--- begin RECORD EXTRACTS ---

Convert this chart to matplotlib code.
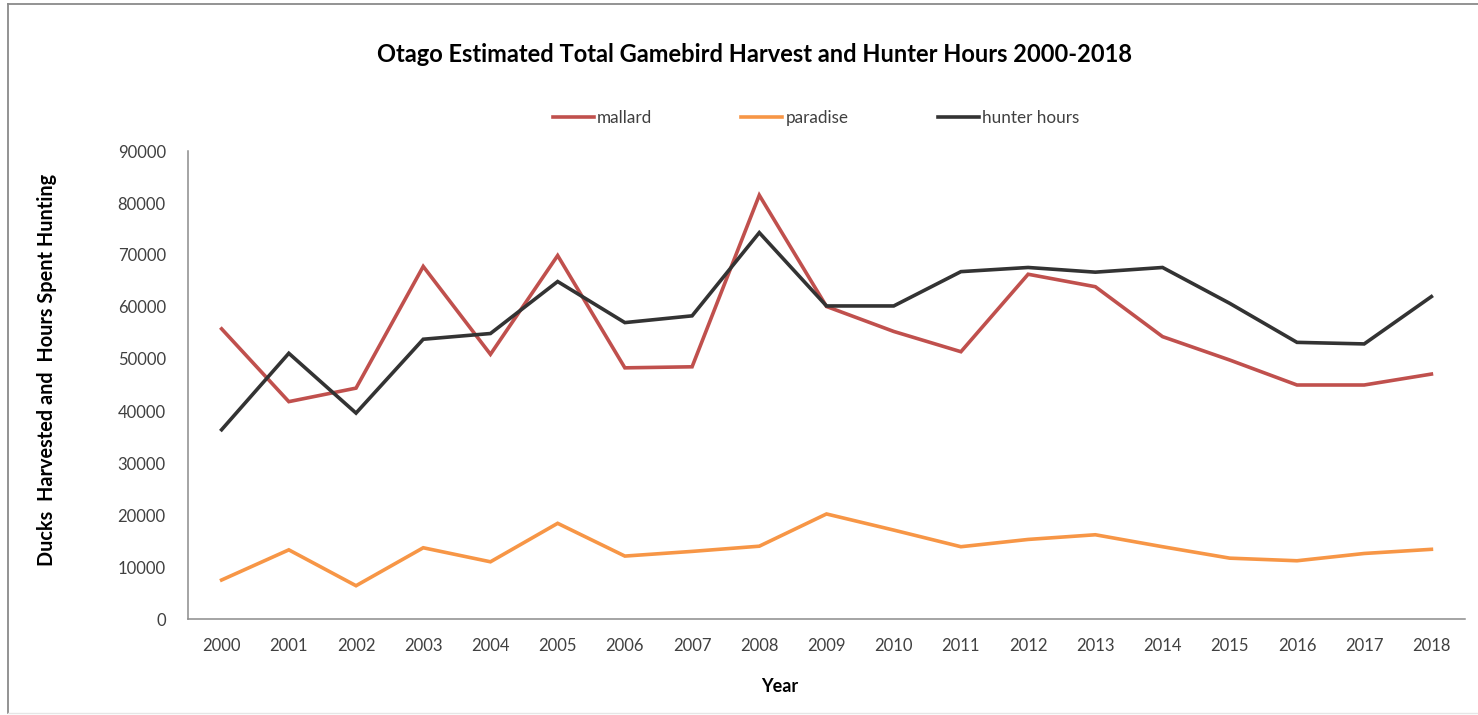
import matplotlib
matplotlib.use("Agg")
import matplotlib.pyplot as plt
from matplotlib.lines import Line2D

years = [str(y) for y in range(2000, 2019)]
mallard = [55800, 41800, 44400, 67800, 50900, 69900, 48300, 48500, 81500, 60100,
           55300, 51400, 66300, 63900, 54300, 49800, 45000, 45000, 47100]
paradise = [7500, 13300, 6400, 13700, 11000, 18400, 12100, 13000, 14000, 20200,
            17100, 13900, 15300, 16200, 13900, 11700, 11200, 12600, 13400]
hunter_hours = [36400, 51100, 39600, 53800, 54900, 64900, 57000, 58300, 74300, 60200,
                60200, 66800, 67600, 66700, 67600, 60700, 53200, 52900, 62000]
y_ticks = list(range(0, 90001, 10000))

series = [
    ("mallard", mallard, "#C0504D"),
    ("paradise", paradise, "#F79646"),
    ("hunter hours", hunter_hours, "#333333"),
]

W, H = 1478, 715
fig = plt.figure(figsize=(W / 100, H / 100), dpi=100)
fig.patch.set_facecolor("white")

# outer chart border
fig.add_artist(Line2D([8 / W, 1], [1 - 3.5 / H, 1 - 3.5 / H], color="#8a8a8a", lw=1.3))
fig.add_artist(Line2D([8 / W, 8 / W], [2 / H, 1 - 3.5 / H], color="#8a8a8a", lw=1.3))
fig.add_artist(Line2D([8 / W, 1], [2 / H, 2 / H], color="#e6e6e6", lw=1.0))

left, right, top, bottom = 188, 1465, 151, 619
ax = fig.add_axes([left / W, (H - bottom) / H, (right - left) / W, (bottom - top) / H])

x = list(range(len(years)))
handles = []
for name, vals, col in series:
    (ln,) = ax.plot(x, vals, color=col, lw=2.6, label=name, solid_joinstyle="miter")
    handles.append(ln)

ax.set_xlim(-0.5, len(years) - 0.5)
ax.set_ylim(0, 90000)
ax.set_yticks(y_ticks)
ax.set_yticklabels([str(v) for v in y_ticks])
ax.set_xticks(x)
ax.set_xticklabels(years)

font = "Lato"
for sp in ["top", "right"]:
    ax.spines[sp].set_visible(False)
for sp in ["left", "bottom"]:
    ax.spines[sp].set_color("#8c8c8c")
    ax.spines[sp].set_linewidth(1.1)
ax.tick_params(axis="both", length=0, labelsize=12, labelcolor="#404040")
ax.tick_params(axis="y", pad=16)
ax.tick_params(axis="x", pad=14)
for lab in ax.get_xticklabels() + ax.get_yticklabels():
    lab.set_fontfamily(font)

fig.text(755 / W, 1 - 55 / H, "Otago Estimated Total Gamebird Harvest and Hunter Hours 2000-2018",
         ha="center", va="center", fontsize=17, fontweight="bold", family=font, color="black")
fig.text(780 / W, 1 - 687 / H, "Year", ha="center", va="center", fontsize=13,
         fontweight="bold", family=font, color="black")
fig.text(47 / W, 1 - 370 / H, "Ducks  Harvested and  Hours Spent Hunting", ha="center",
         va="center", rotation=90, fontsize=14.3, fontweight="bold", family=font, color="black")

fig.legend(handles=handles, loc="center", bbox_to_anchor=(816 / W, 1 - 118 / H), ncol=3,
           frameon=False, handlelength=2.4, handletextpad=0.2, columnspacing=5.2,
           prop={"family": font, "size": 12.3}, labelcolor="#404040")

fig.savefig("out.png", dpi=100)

--- end RECORD EXTRACTS ---
--- begin RECORD EXTRACTS ---

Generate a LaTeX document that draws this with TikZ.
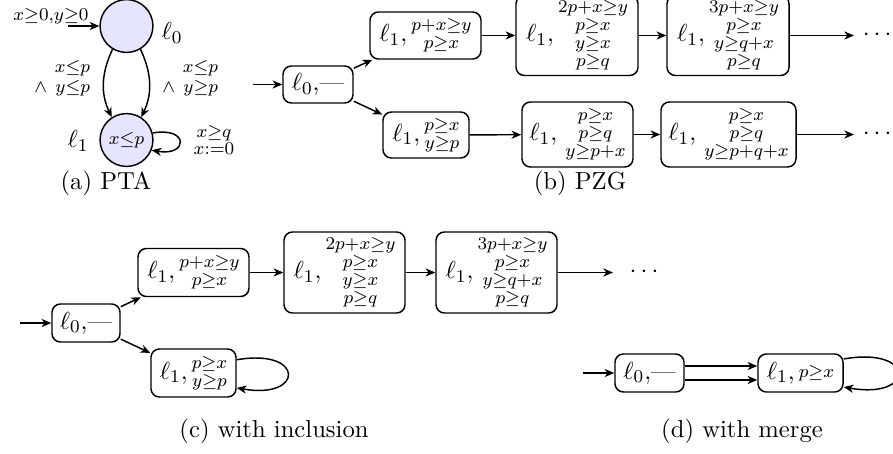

--- end RECORD EXTRACTS ---

§ WHAT TO WORK ON:
From the data, pick out every line that includes "this".

§ REPLY TO THE EXERCISE:
Convert this chart to matplotlib code.
Generate a LaTeX document that draws this with TikZ.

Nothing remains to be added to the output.